Waste waters are carried in a sewerage network with a total length of 9,725 km. The sewerage network is operated by the Berliner Wasserbetriebe (BWB, Berlin Waterworks). It was implemented in two different systems, the combined and the separate sewerage systems, and consists of a total of 4,403 km of waste water drains, 1,928 km of combined water drains and 3,324 km of rainwater drains, as well as numerous special drains and special structures, such as rainwater overflows, rainwater retention basins and culverts. Waste water collected there is pumped to the sewage plants by 163 pumping stations, through a network of 1,183 km of pressurized sewage pipes (Berlin House of Representatives 2015).
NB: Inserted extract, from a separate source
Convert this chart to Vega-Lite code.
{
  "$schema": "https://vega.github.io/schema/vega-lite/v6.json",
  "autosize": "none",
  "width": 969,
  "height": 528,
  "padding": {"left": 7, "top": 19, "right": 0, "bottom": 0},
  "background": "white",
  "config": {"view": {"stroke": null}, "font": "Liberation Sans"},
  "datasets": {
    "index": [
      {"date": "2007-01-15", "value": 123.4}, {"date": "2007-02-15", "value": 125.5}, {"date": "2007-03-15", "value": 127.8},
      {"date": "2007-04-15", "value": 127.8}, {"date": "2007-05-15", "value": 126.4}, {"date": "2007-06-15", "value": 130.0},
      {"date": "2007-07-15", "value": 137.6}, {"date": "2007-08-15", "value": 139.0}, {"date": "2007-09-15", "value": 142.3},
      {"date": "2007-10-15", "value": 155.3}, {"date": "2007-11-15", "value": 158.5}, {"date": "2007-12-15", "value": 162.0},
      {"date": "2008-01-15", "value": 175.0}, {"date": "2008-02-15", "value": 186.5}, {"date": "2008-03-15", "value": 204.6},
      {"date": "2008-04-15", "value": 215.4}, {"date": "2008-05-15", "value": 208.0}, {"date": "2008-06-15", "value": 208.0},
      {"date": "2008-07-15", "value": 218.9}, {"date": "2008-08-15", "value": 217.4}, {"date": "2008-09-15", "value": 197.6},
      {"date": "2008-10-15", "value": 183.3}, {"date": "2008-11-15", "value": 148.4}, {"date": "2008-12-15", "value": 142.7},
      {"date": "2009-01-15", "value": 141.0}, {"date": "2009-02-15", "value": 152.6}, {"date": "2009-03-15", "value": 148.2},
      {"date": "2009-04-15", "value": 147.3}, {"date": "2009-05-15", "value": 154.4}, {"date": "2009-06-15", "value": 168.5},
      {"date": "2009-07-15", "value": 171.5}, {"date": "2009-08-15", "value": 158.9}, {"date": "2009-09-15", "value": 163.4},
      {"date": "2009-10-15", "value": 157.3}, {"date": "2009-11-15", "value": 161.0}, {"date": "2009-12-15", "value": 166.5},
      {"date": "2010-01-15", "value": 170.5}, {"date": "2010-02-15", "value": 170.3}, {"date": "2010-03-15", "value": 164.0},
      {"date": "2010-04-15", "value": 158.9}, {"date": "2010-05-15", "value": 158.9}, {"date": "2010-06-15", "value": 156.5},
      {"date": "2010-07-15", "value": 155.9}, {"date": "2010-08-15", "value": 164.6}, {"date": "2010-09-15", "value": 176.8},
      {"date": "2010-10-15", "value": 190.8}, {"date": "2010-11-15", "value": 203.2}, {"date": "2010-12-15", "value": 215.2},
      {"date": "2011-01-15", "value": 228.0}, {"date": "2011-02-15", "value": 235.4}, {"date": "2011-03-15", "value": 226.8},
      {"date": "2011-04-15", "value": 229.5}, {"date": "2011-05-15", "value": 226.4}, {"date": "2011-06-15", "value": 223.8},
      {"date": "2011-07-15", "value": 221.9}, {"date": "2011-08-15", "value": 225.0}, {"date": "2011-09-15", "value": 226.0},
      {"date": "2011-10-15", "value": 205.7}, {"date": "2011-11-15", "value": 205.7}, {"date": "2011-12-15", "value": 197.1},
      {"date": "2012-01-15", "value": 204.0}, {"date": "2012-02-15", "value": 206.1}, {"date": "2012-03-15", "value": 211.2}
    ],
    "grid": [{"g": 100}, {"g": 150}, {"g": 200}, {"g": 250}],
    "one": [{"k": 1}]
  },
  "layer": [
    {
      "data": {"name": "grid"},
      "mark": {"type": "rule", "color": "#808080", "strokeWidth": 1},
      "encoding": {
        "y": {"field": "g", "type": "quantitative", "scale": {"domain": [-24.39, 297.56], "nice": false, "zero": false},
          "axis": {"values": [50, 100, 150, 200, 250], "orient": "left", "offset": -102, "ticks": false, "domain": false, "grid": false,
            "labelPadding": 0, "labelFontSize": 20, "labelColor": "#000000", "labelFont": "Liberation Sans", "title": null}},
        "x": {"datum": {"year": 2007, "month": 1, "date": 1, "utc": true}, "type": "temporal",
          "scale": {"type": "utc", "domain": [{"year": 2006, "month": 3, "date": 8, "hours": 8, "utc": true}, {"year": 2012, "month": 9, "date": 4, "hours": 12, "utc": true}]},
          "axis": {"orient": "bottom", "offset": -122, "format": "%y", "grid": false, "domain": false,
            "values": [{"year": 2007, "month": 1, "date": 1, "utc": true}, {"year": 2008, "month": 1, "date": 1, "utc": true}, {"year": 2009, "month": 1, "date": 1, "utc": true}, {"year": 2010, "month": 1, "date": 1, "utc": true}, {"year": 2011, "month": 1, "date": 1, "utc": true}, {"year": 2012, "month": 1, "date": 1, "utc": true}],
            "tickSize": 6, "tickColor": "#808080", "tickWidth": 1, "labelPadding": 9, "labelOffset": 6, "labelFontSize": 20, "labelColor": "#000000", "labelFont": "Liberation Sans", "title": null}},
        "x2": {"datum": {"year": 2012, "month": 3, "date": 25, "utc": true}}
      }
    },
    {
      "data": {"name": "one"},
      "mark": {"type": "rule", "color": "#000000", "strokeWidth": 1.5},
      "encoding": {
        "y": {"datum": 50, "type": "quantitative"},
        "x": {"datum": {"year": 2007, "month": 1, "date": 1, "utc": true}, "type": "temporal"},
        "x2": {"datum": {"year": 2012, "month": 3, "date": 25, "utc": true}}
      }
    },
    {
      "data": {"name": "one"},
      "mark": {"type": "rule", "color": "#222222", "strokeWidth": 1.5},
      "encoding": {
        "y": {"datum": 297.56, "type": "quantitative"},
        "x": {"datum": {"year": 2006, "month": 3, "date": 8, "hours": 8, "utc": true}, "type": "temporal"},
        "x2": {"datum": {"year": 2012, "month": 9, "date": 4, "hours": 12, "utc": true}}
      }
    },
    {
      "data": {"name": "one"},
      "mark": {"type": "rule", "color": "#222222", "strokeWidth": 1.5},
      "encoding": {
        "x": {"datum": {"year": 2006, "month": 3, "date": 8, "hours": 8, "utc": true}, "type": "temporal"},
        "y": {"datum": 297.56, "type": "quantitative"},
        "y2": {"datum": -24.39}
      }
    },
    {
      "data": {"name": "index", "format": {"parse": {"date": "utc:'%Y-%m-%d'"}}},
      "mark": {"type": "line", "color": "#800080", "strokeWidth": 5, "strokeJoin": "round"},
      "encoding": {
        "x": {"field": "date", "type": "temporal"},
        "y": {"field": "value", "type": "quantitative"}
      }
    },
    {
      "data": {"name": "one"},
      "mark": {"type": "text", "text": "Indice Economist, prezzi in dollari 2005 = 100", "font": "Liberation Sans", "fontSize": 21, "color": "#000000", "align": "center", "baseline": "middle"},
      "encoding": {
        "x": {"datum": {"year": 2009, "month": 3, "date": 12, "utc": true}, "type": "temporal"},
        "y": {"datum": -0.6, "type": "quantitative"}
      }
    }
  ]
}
Berlin’s combined sewage canal system was built In 1873 according to a design by James Hobrecht, to drain the whole municipal area of Berlin as it was then. However, towns and communities surrounding Berlin, which retained their independence until 1920, mainly built systems based on separate drainage. After their incorporation into Berlin, their facilities were amalgamated into the present system. Drainage areas are oriented towards river courses and shipping canals, and also in accordance with the different terrain heights. The boundaries of drainage areas do not follow the borders of Berlin’s boroughs. About four fifths of Berlin’s drained areas are operated under the separate system, and the remaining fifth under the combined system.
The Separate System
In a system of separated drainage, waste water and rainwater are handled by two different systems. Waste water drains carry household, commercail and industrial waste water to the pumping stations. From there, pressurized pipes are used to take it to the Ruhleben, Münchehofe, Schönerlinde, Waßmannsdorf, Wansdorf, and Stahnsdorf sewage treatment plants. After treatment, sewage plants discharge purified water into Berlin’s bodies of water.
At the pumping stations, there are usually emergency outlets, through which the waste water can be discharged into the receiving bodies of water in case of technical defects. Of the 72 emergency outlets, 26 lead to the Spree, 2 to the Dahme, 19 to the Havel, and 18 to the Teltow Canal; 5 lead to standing surface waters, and 2 emergency outlets lead to other pumping stations, via sewage drains. The performance level of the emergency outlets is very different from year to year.